Columbus-Day in Quito

■ Wie sich die 500 Jahrfeier in den Anden auf Touristen auswirkte

Kolumbus-Tag — „Dia de la raza“, steht im Ecuador-Führer unter dem Stichwort Nationalfeiertage. Und weiter ganz lapidar: „Gefeiert wird die Ankunft der Europäer in Amerika.“ Daß dies in Quito, mitten in den Anden, anders ausfällt als in New York oder Barcelona an diesem, dem 500. Columbus-Day, hätte man sich eigentlich denken können.

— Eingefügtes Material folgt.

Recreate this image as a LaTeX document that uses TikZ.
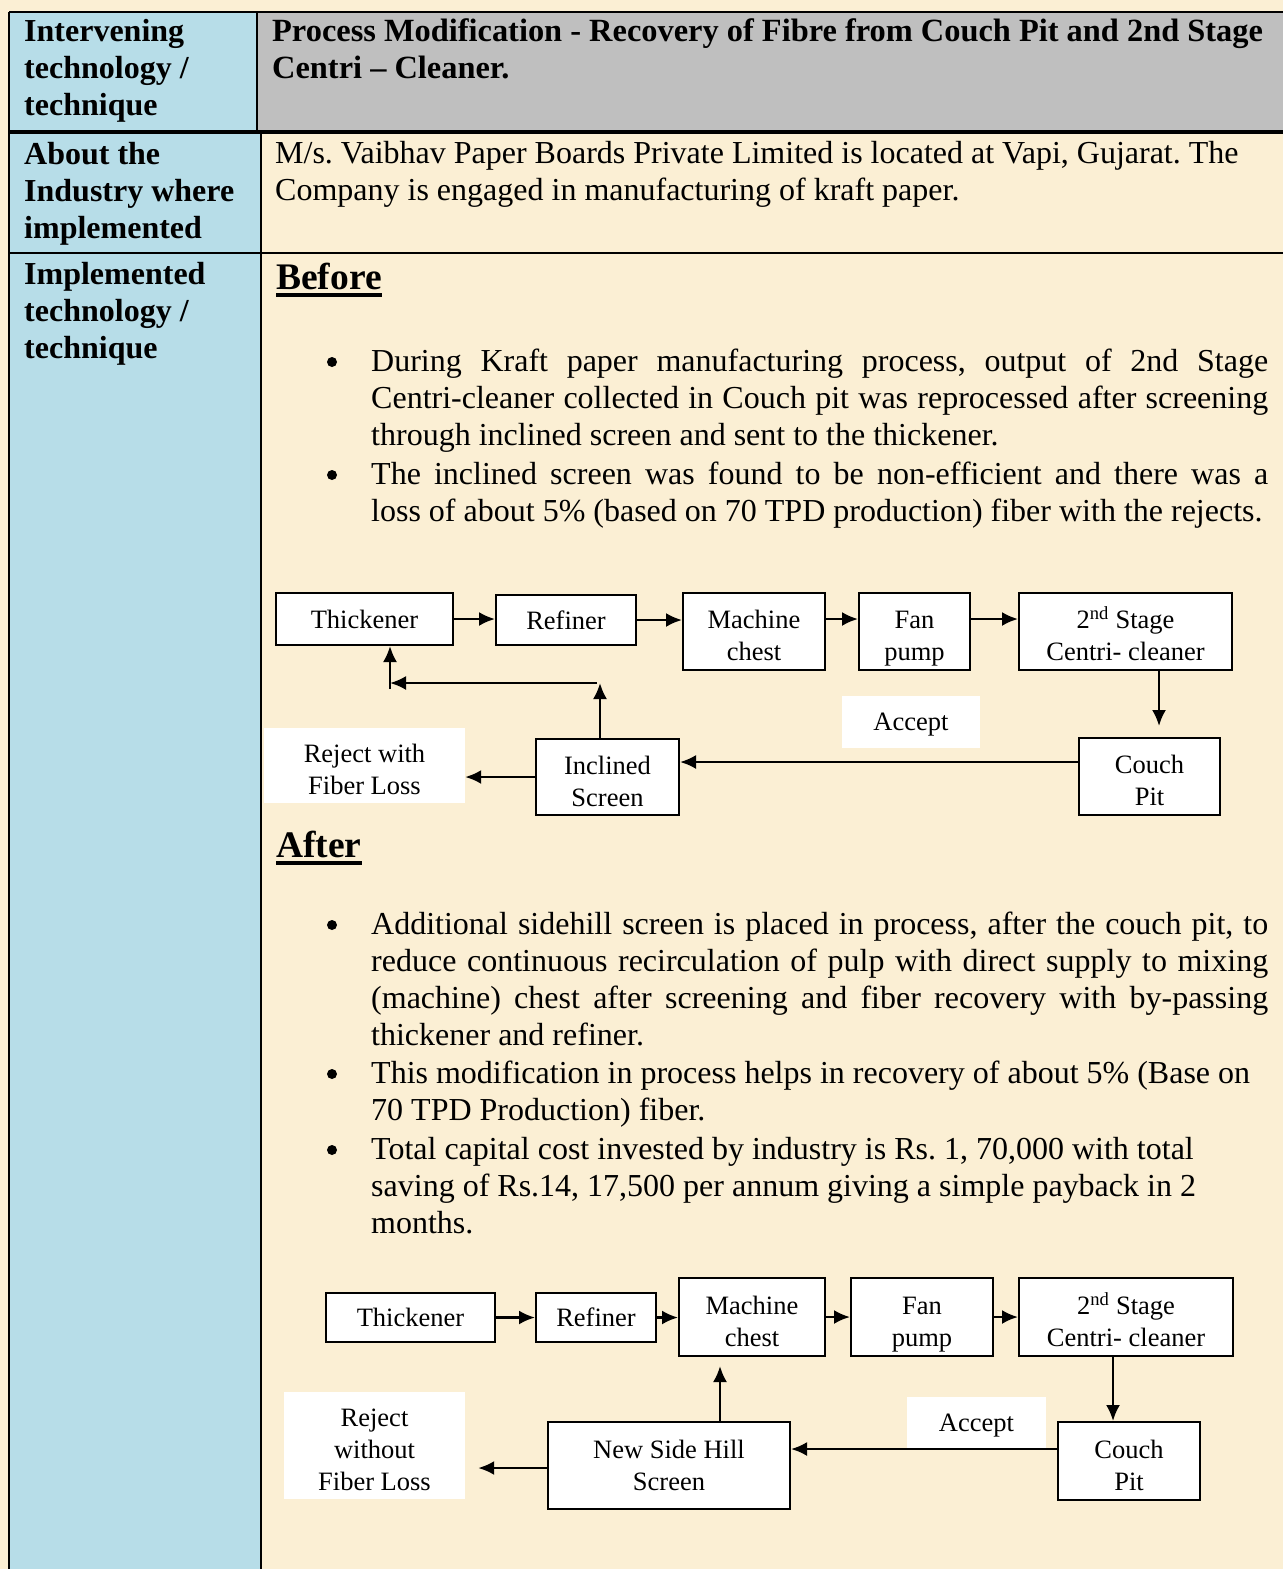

In urlaubsbedingter Vorfreude waren Ausflüge geplant, meistens auch bereits gebucht worden: Zum Äquator-Denkmal auf dem 0. Breitengrad, das als „medio del mundo“ — Mitte der Welt immer angepriesen wird. Oder in die Sierra um Quito mit ihren bezaubernden Tälern und warmen Quellen. Doch viel mehr noch nach Otavalo, die Stadt der Weber mit ihrem obligatorischen Samstagsmarkt. Dort ist das Zentrum der Artesanias, des farbenprächtigen, vor allem textilen Kunsthandwerks, mit dem sich die Indigenas schnell die Sympathie der Fremden erobern.

Doch rund um den 12. Oktober war diesmal alles anders. Eine knappe Woche ging gar nichts in Quito, der Stadt, die oft als schönste Großstadt der Welt gepriesen wird. Der Columbus-Day hatte Quito weitgehend lahmgelegt. 70.000 Indigenas, wie die indianischen (Ur-)Einwohner in Ecuador genannt werden, hatten ihre Dörfer verlassen und sich auf den Weg gemacht, um in der Hauptstadt gegen die 500 Jahrfeier der „Entdeckung“ Amerikas zu protestieren.

Das Jubiläum hatte ihnen auch in diesem kleinen Andenstaat den Motivationsschub gegeben, ihre von Armut und Diskriminierung geprägte soziale Lage lauthals zu artikulieren. Eine politische Bewegung wurde sichtbar. Im Süden hatte es in der Woche vor den Feierlichkeiten mit Landbesitzern derart heftige Kämpfe mit Toten und Verletzten gegeben, daß die Regierung mit massivem Polizei- und Militäreinsatz die Stadt nach innen wie außen abriegelte und die Demonstrationszüge stoppte.

Doch die Indigenas hatten die Zufahrtstraßen zur Stadt und den Panamerican-Highway in vielen Provinzen bereits blockiert: mit Baumstämmen, riesigen Felsbrocken, lasterweise auf der Fahrbahn verteilten Steinen.

Fünf Tage lang fuhren keine Züge, keine Busse, zum Teil nicht mal innerstädtisch. Sämtliche nationalen Flüge waren aus Sicherheitsgründen gecancelt, Reservierungen eine Woche lang gar nicht mehr entgegengenommen worden. Doch selbst an Informationen kamen Touristen, die deshalb in Quito oder irgendwo in den Andendörfern festsaßen, nicht heran: Touristeninformation und Reisebüros blieben aus Sicherheitsgründen während dieser Tage landesweit geschlossen.

In Quito hatten auch die Museen während der vier „Feiertage“ geschlossen, die über 70 Kirchen nur während der Messen geöffnet. Selbst die historische Altstadt, sonst ein idyllisches Straßengewirr mit Märkten und vollgestopften Gemischt- und Kolonialwarenläden, war Tabu an diesen Tagen: „Zu gefährlich“, hielten Einheimische die Touristen von den Straßen Richtung Regierungspalast und Kathedrale zurück.

Die meisten hielten sich dran und pendelten frustriert zwischen den Cafes und Bars der Neustadt hin und her. Nur wenige trauten sich an den — überaus freundlichen — Militärs vorbei in die Altstadt. Mit Maskeraden zogen die Indigenas, die es trotz Militärsperre geschafft hatten, in die Stadt. In den Parks, wo die Conquistadores einst ihre Kühe weideten, hatte die Regierung ihnen Zelte aufgestellt. Und während Präsident Sixto mit den Indigenas über deren Anerkennung und Rechte verhandelte, führten einige vor der Casa de la Cultura Folkloretänze auf.